Posted: Jan. 29, 2008

STATE OF THE SEATING

By Celia Cohen
Grapevine Political Writer

Ted Kennedy sat next to Barack Obama during the State of the Union speech Monday evening. After the killer endorsement Kennedy delivered for Obama hours earlier, it was no surprise.

Hillary Clinton was a different story. The lady in red was flanked during the broadcast by Joe Biden on her left and Tom Carper on her right. Now this was a big surprise.

Eyeballs in Delaware were swiveling.

Biden has not expressed a preference for anyone else since he dropped out of the contest for the Democratic presidential nomination. Carper, who was the only member of Congress to endorse his fellow Delawarean, followed Biden into neutrality.

Other prominent state Democrats have committed in advance of the presidential primary, scheduled for Super Duper Tuesday next week, when more than 20 states vote. The governor went for Clinton, and the two who want to be governor went for Obama, and so it goes.

Inquiring political minds wanted to know what was up. Was this senatorial seating arrangement a silent signal of support from the screen?

The perception of why they sat depends on where the viewers stand.

"Delaware to the left, Delaware to the right. I guarantee it was going through her head," said Rhett Ruggerio, the Democratic national committeeman who is on Clinton's state steering committee.
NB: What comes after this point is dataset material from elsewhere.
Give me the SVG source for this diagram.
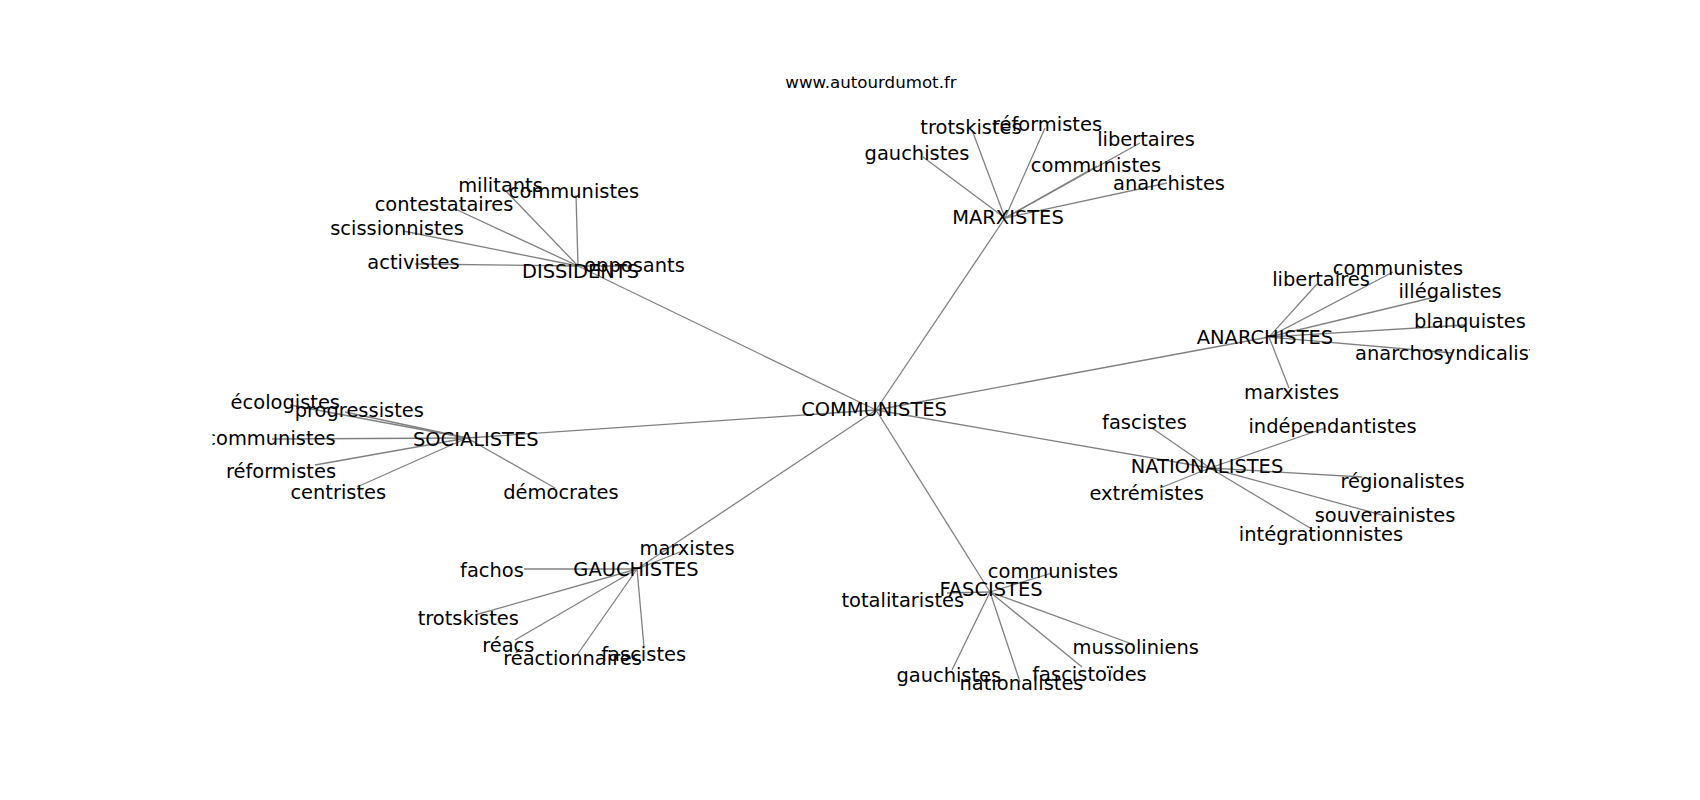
<svg xmlns="http://www.w3.org/2000/svg" width="1700" height="800" viewBox="0 0 1700 800">
<style>
.e{stroke:#808080;stroke-width:1.3;fill:none}
.l{font-family:"DejaVu Sans",sans-serif;font-size:19.44px;fill:#000;text-anchor:middle}
.t{font-family:"DejaVu Sans",sans-serif;font-size:16.67px;fill:#000;text-anchor:middle}
</style>
<defs><clipPath id="ax"><rect x="212.5" y="96" width="1317.5" height="616"/></clipPath></defs>
<rect width="1700" height="800" fill="#fff"/>
<text class="t" x="871" y="87.7">www.autourdumot.fr</text>
<g clip-path="url(#ax)">
<g id="connectors" class="e">
<line x1="876" y1="410" x2="578" y2="266"/>
<line x1="876" y1="410" x2="1005" y2="218"/>
<line x1="876" y1="410" x2="1269" y2="337"/>
<line x1="876" y1="410" x2="1210" y2="468"/>
<line x1="876" y1="410" x2="990" y2="592"/>
<line x1="876" y1="410" x2="637" y2="569"/>
<line x1="876" y1="410" x2="467" y2="438"/>
<line x1="578" y1="266" x2="503" y2="188"/>
<line x1="578" y1="266" x2="576" y2="195"/>
<line x1="578" y1="266" x2="453" y2="208"/>
<line x1="578" y1="266" x2="403" y2="231"/>
<line x1="578" y1="266" x2="415" y2="264"/>
<line x1="578" y1="266" x2="632" y2="266"/>
<line x1="1005" y1="218" x2="923" y2="157"/>
<line x1="1005" y1="218" x2="972" y2="130"/>
<line x1="1005" y1="218" x2="1045" y2="128"/>
<line x1="1005" y1="218" x2="1140" y2="143"/>
<line x1="1005" y1="218" x2="1097" y2="166"/>
<line x1="1005" y1="218" x2="1167" y2="183"/>
<line x1="1269" y1="337" x2="1317" y2="284"/>
<line x1="1269" y1="337" x2="1393" y2="272"/>
<line x1="1269" y1="337" x2="1435" y2="297"/>
<line x1="1269" y1="337" x2="1466" y2="325"/>
<line x1="1269" y1="337" x2="1452" y2="353"/>
<line x1="1269" y1="337" x2="1289" y2="388"/>
<line x1="467" y1="438" x2="290" y2="405"/>
<line x1="467" y1="438" x2="345" y2="412"/>
<line x1="467" y1="438" x2="272" y2="439"/>
<line x1="467" y1="438" x2="315" y2="465"/>
<line x1="467" y1="438" x2="357" y2="487"/>
<line x1="467" y1="438" x2="555" y2="488"/>
<line x1="637" y1="569" x2="680" y2="552"/>
<line x1="637" y1="569" x2="524" y2="569"/>
<line x1="637" y1="569" x2="475" y2="615"/>
<line x1="637" y1="569" x2="515" y2="640"/>
<line x1="637" y1="569" x2="577" y2="655"/>
<line x1="637" y1="569" x2="644" y2="647"/>
<line x1="990" y1="592" x2="1052" y2="573"/>
<line x1="990" y1="592" x2="947" y2="593"/>
<line x1="990" y1="592" x2="1132" y2="644"/>
<line x1="990" y1="592" x2="952" y2="670"/>
<line x1="990" y1="592" x2="1020" y2="682"/>
<line x1="990" y1="592" x2="1082" y2="667"/>
<line x1="1210" y1="468" x2="1152" y2="428"/>
<line x1="1210" y1="468" x2="1325" y2="428"/>
<line x1="1210" y1="468" x2="1160" y2="488"/>
<line x1="1210" y1="468" x2="1362" y2="477"/>
<line x1="1210" y1="468" x2="1382" y2="515"/>
<line x1="1210" y1="468" x2="1310" y2="528"/>
</g>
<g id="labels" transform="translate(0,1.2)">
<g id="n-communistes"><text class="l" x="874" y="415">COMMUNISTES</text></g>
<g id="n-dissidents"><text class="l" x="580.5" y="277">DISSIDENTS</text></g>
<g id="n-dis-militants"><text class="l" x="500.5" y="190.7">militants</text></g>
<g id="n-dis-communistes"><text class="l" x="574" y="197">communistes</text></g>
<g id="n-dis-contestataires"><text class="l" x="444" y="210">contestataires</text></g>
<g id="n-dis-scissionnistes"><text class="l" x="397" y="234">scissionnistes</text></g>
<g id="n-dis-activistes"><text class="l" x="413.5" y="268">activistes</text></g>
<g id="n-dis-opposants"><text class="l" x="634.5" y="271">opposants</text></g>
<g id="n-marxistes"><text class="l" x="1008" y="223.3">MARXISTES</text></g>
<g id="n-mar-trotskistes"><text class="l" x="971" y="133.3">trotskistes</text></g>
<g id="n-mar-reformistes"><text class="l" x="1047" y="130">réformistes</text></g>
<g id="n-mar-libertaires"><text class="l" x="1146" y="145">libertaires</text></g>
<g id="n-mar-gauchistes"><text class="l" x="917" y="159.3">gauchistes</text></g>
<g id="n-mar-communistes"><text class="l" x="1096" y="171">communistes</text></g>
<g id="n-mar-anarchistes"><text class="l" x="1169" y="189">anarchistes</text></g>
<g id="n-anarchistes"><text class="l" x="1265" y="342.5">ANARCHISTES</text></g>
<g id="n-ana-libertaires"><text class="l" x="1321" y="285">libertaires</text></g>
<g id="n-ana-communistes"><text class="l" x="1398" y="273.5">communistes</text></g>
<g id="n-ana-illegalistes"><text class="l" x="1450" y="297.3">illégalistes</text></g>
<g id="n-ana-blanquistes"><text class="l" x="1470" y="326.7">blanquistes</text></g>
<g id="n-ana-anarchosyndicalistes"><text class="l" x="1355" y="359" style="text-anchor:start">anarchosyndicalistes</text></g>
<g id="n-ana-marxistes"><text class="l" x="1291.5" y="397.5">marxistes</text></g>
<g id="n-socialistes"><text class="l" x="475.8" y="445">SOCIALISTES</text></g>
<g id="n-soc-ecologistes"><text class="l" x="285.3" y="408.3">écologistes</text></g>
<g id="n-soc-progressistes"><text class="l" x="359.3" y="415.5">progressistes</text></g>
<g id="n-soc-communistes"><text class="l" x="270.5" y="444.3">communistes</text></g>
<g id="n-soc-reformistes"><text class="l" x="281" y="476.7">réformistes</text></g>
<g id="n-soc-centristes"><text class="l" x="338.3" y="498.3">centristes</text></g>
<g id="n-soc-democrates"><text class="l" x="561" y="498.3">démocrates</text></g>
<g id="n-gauchistes"><text class="l" x="636" y="575">GAUCHISTES</text></g>
<g id="n-gau-marxistes"><text class="l" x="687" y="554.3">marxistes</text></g>
<g id="n-gau-fachos"><text class="l" x="492" y="575.5">fachos</text></g>
<g id="n-gau-trotskistes"><text class="l" x="468.3" y="624">trotskistes</text></g>
<g id="n-gau-reacs"><text class="l" x="508.3" y="651">réacs</text></g>
<g id="n-gau-reactionnaires"><text class="l" x="572.5" y="664.3">réactionnaires</text></g>
<g id="n-gau-fascistes"><text class="l" x="643.7" y="659.5">fascistes</text></g>
<g id="n-fascistes"><text class="l" x="991" y="595">FASCISTES</text></g>
<g id="n-fas-communistes"><text class="l" x="1053" y="576.7">communistes</text></g>
<g id="n-fas-totalitaristes"><text class="l" x="902.8" y="605.7">totalitaristes</text></g>
<g id="n-fas-mussoliniens"><text class="l" x="1135.7" y="652.7">mussoliniens</text></g>
<g id="n-fas-gauchistes"><text class="l" x="948.8" y="681">gauchistes</text></g>
<g id="n-fas-nationalistes"><text class="l" x="1021.5" y="688.7">nationalistes</text></g>
<g id="n-fas-fascistoides"><text class="l" x="1089.5" y="679.5">fascistoïdes</text></g>
<g id="n-nationalistes"><text class="l" x="1207" y="472">NATIONALISTES</text></g>
<g id="n-nat-fascistes"><text class="l" x="1144.5" y="428.3">fascistes</text></g>
<g id="n-nat-independantistes"><text class="l" x="1332.5" y="432.3">indépendantistes</text></g>
<g id="n-nat-extremistes"><text class="l" x="1146.7" y="499.3">extrémistes</text></g>
<g id="n-nat-regionalistes"><text class="l" x="1402.5" y="487.3">régionalistes</text></g>
<g id="n-nat-souverainistes"><text class="l" x="1385" y="520.7">souverainistes</text></g>
<g id="n-nat-integrationnistes"><text class="l" x="1321" y="540">intégrationnistes</text></g>
</g>
</g>
</svg>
"That was coincidental. I'm not reading anything into it," said "Stormin'" Norman Oliver, a Wilmington Democratic ex-councilman who is an Obama man.

The seating was the talk of the state's political class the day after the speech. Politics is nothing if not the parsing of ulterior motives.

"Both of those gentleman know where the camera will be," cracked a Democrat who has known both Biden and Carper for a very long time.

"It sure doesn't match Ted Kennedy. Joe Biden and Tom Carper don't make one Ted Kennedy, not in political weight or body weight," quipped a Republican.

Carper himself and Biden's office insisted the seating was happenstance. Carper walked in with Max Baucus, a Montana Democrat, and the two found a row with five empty places. Biden walked in with Clinton and joined them.

It was just seats. Carper repeated in an interview Tuesday he was not ready to endorse, even though Bill Clinton called his cell phone about 10 days ago and asked about it. Biden said nice things about both candidates during an interview on MSNBC after the president's speech.

"It's been a good week for Barack, but Hillary's still alive and kicking. Going into Super Tuesday, she still has a good chance of being the nominee. This is an historic moment. We're likely to have the next president of the United States be an African-American or a woman. That's something I dreamed of from the time I got involved in politics," Biden said.

He added laughing, ""I never dreamed I'd get caught in the middle of it."

Carper, ever the peacemaker who tried to wrap John Carney and Jack Markell into a single gubernatorial ticket, conceded he did try to arrange the seating at the State of the Union address, but his idea was to have Clinton and Obama sit together as part of his grand scheme to turn them into running mates.

Kennedy told him, "I don't think so."

This is the United States Senate, where if it looks like a duck and quacks like a duck, it is a duck, and where a banana is never just a banana.

When Clinton walked in with Biden, it was time to pay attention, because it was just days after the vestiges of Biden's presidential campaign sent out a blast e-mail very much indicating that he has moved on to "Plan B." The e-mail contained what it called an "interesting" story from The Politico, a Capitol Hill newspaper, and here is what it said:

"The Delaware senator's second run for the White House ended in the snow of Iowa, but he is even more attractive than before as a candidate for secretary of state in a Democratic administration."

When Clinton sat between Biden and Carper, it was time to pay attention. Certainly Clinton was. Carper said she told them, "As Delaware goes, so goes the nation."